With help from a contractor, the two medical professionals from Ohio converted space to better uses, even locating a stall shower outside the bathroom proper. They added 900 square feet onto the back, forming a living-dining room with walls sized to fit their furniture, including dining and coffee tables crafted by Bob. In another life, the coffee table was a flatbed trolley carrying wood around a lumberyard. “She finds a picture, I make it,” says Bob.
A sun porch was converted (with beadboard paneling and ceiling-height windows) into a guest room — bright and charming as a treehouse. “Dolly’s kitchen” became another bedroom, while the new kitchen-without-walls spread in several directions. The master suite was cobbled from three original bedrooms. That unattractive flat roof gained a pitch, with its rafters removed and reinstalled as shelves. The yellow exterior shakes are now a fresh vanilla.
Some wide knotty pine floorboards, full of character, come from trees Bob estimates were 400 years old.
Furnishings, many family heirlooms, are more homey than elegant. “This is our style, no high-end antiques,” Lisa says. Some enjoy a secondary use, like the carpenter’s bench with attached vise that became a kitchen island — Bob cooks, too — with a school desk (Lisa’s mother was a teacher) anchoring one end. A butter churn and bottle capper became lamps.
“Our goal was to renovate while honoring the past,” says Lisa.
Several tones of sea blue and bright navy flow from room to room. Previous owners had finished off the guest cottage, now with covered deck, perfect for visiting family.

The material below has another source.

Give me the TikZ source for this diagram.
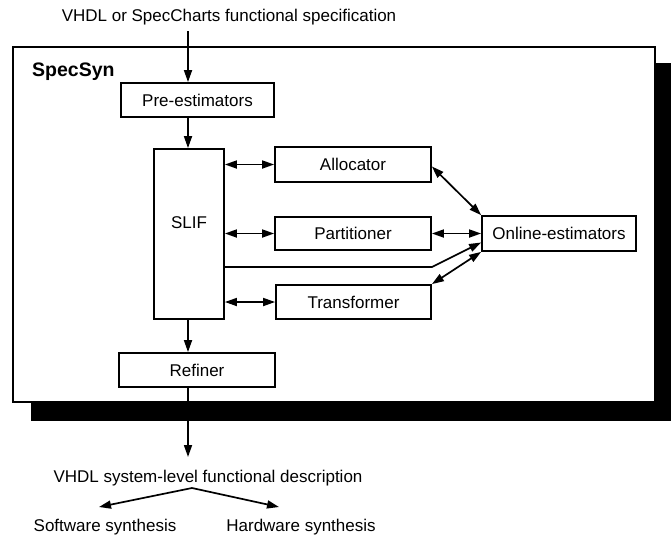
\documentclass[tikz,border=0pt]{standalone}
\usepackage{fontspec}
\setmainfont{Liberation Sans}
\usetikzlibrary{arrows.meta}
\begin{document}
\begin{tikzpicture}[x=1pt,y=-1pt,
  box/.style={draw,line width=1.8pt,fill=white,inner sep=0pt,font=\fontsize{17}{19}\selectfont},
  lbl/.style={inner sep=0pt,font=\fontsize{17}{19}\selectfont},
  tip/.style={Triangle[length=12pt,width=8pt]},
  arr/.style={line width=1.7pt,-{Triangle[length=12pt,width=8pt]}},
  darr/.style={line width=1.7pt,{Triangle[length=12pt,width=8pt]}-{Triangle[length=12pt,width=8pt]}}]
\useasboundingbox (0,0) rectangle (671,539);
% shadow and frame
\fill[black] (31,63) rectangle (671,421);
\draw[line width=2pt,fill=white] (13,47) rectangle (655,402);
\node[anchor=west,inner sep=0pt,font=\bfseries\fontsize{19.5}{21}\selectfont] (specsyn) at (32,72) {SpecSyn};
% texts
\node[lbl] (top) at (229,17) {VHDL or SpecCharts functional specification};
\node[lbl] (vhdl) at (208,478) {VHDL system-level functional description};
\node[lbl] (sw) at (105,527) {Software synthesis};
\node[lbl] (hw) at (301,527) {Hardware synthesis};
% boxes
\node[box,minimum width=153pt,minimum height=34pt] (pre) at (197.5,100) {Pre-estimators};
\node[box,minimum width=70pt,minimum height=170pt] (slif) at (189,234) {};
\node[lbl] (sliftxt) at (189,223) {SLIF};
\node[box,minimum width=156pt,minimum height=35pt] (alloc) at (353,164.5) {Allocator};
\node[box,minimum width=156pt,minimum height=33pt] (part) at (353,233.5) {Partitioner};
\node[box,minimum width=155pt,minimum height=34pt] (trans) at (353.5,302) {Transformer};
\node[box,minimum width=154pt,minimum height=35pt] (online) at (559,233.5) {Online-estimators};
\node[box,minimum width=156pt,minimum height=34pt] (ref) at (197,370) {Refiner};
% coordinates
\coordinate (in) at (188,31);
\coordinate (out) at (188,457);
\coordinate (split) at (192,488);
\coordinate (swend) at (99,507);
\coordinate (hwend) at (279,507);
\coordinate (bend) at (432,267);
% connectors
\draw[arr] (in) -- (in |- pre.north);
\draw[arr] (in |- pre.south) -- (in |- slif.north);
\draw[arr] (in |- slif.south) -- (in |- ref.north);
\draw[arr] (in |- ref.south) -- (out);
\draw[arr] (split) -- (swend);
\draw[arr] (split) -- (hwend);
\draw[darr] (slif.east |- alloc.west) -- (alloc.west);
\draw[darr] (slif.east |- part.west) -- (part.west);
\draw[darr] (slif.east |- trans.west) -- (trans.west);
\draw[darr] ([yshift=-2pt]alloc.east) -- (online.north west);
\draw[darr] (part.east) -- (online.west);
\draw[darr] (trans.north east) -- (online.south west);
\draw[arr] (slif.east |- bend) -- (bend) -- ([yshift=-9pt]online.west);
\end{tikzpicture}
\end{document}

No secret documents or family jewels were plastered into the walls, but they did discover a formal handwritten message from father to son inside a medicine cabinet, dated September, 1923: “Made by J.A. Wicker for Rassie E. Wicker.”
The yard offered additional surprises from the plant-loving Wickers. In 1986 Jill Wicker Gooding wrote to her grandmother Dolly on her 90th birthday: “I remember the round-leaf sweetgum when it was too small to climb and I remember the sunken garden before the ivy took over.”
Sweetgum trees were impacted by blight, but the one Rassie moved to his yard lives on. Lisa dug out the brick-walled sunken garden, now ablaze with azaleas. Bob built a window box to fill with pansies. Incredibly, the original wooden picket fence still stands.
Inside and out, among early 20th century cottages built to draw residents to a fashionable winter mecca, this one stands apart. In 2017, Rassie Wicker Cottage was awarded a Pinehurst Historic Plaque by the Village Heritage Foundation, which recognizes the preservation of historic buildings, both grand and simple. It hangs above one of the front doors.